People who misunderstood Piaget’s theory of cognitive development over-emphasized the importance of exposing students to activities through hands-on learning. This was prevalent in the 90s, a time when educators became passionate about promoting experiential learning – learning by doing. At that time, a lot of teaching focused around providing students with direct experiences with concepts being learned. Teachers were pre-occupied with demonstrating how to do something, and students were equally busy with replicating what was demonstrated to them. This was a typical happening in a science class, with a laboratory component. It also became the instructional modus operandi for subjects like social studies, math, and language arts. Teachers tried to integrate activities in possibly every lesson so that students could learn by doing.
The missing component
There is nothing wrong with hands-on learning where emphasis is placed on having students learn by doing. “Doing” connotes gaining rich experiences by coming into direct contact and interacting with physical and social realities around us. This contact and interaction help shape our understanding about everything in life. In fact, abstract thinking develops as a result of us doing concrete things that eventually lead to insight into abstract ideas.
However, it was the way “learning by doing” was implemented that caused problems in academic learning. I still remember “doing” a lot of things, in science, geography, and history classes because schools back then were required to engage students in projects and long-term mini research. However, none of those activities helped me to think or engage in meta-cognition (thinking about thinking). Teachers as well as students were doing things to produce products (that would demonstrate fulfillment of leaning objectives) without being concerned about the process of learning. We were told what to “do,” but never how to think.
Hence, the missing element was “heads-on” learning. For a long time in education, this component was overlooked because we became pre-occupied with hands-on learning. This is still evident in many schools, especially for younger children, where pure activities-based teaching defines their learning experiences. Most of these schools presume that when a child is provided with a lot of activities that relate directly or indirectly to learning, concepts are attained and formed, almost automatically, by some unexplainable cognitive process that takes place in the his mind as a result of his interaction with the host activities.
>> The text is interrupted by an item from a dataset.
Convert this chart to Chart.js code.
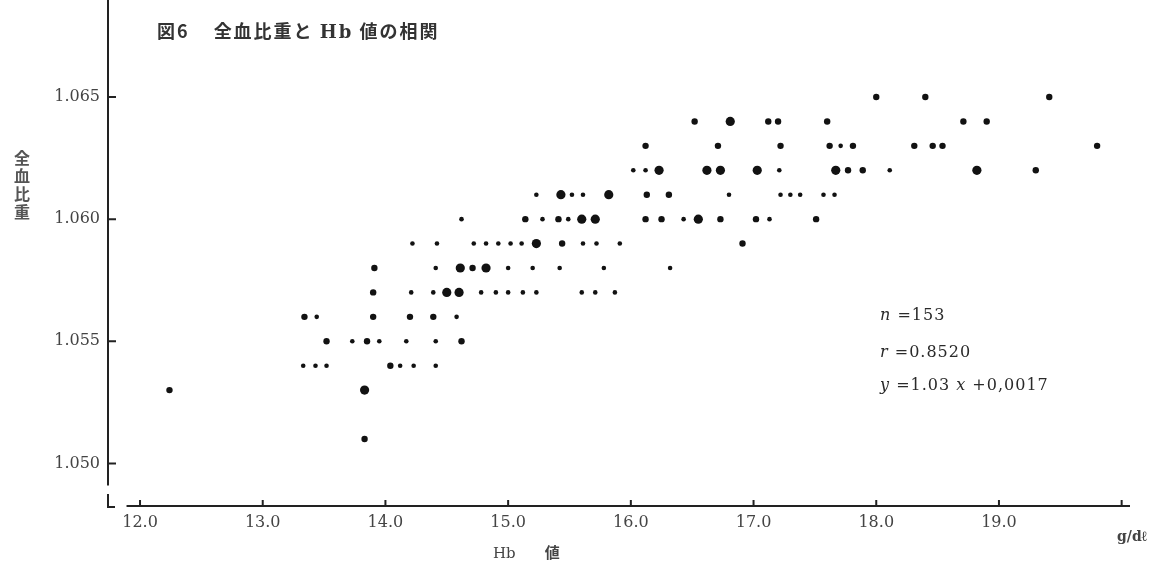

This sounds almost like the hit and miss strategy.
Hands-on plus heads-on
While the hands-on learning era was a huge leap from the traditional “memorize and regurgitate” era of industrial revolution, it is not sufficient for the 21st century minds. There is a dire need for sound and comprehensive educational approaches that would enable students to prepare to face a world that “thinks.” This implies the need for an education that focuses on both hands-on and heads-on learning. Students must learn by doing. But they should also be taught how to think – before, during, and after performing a series of tasks that relate to their learning.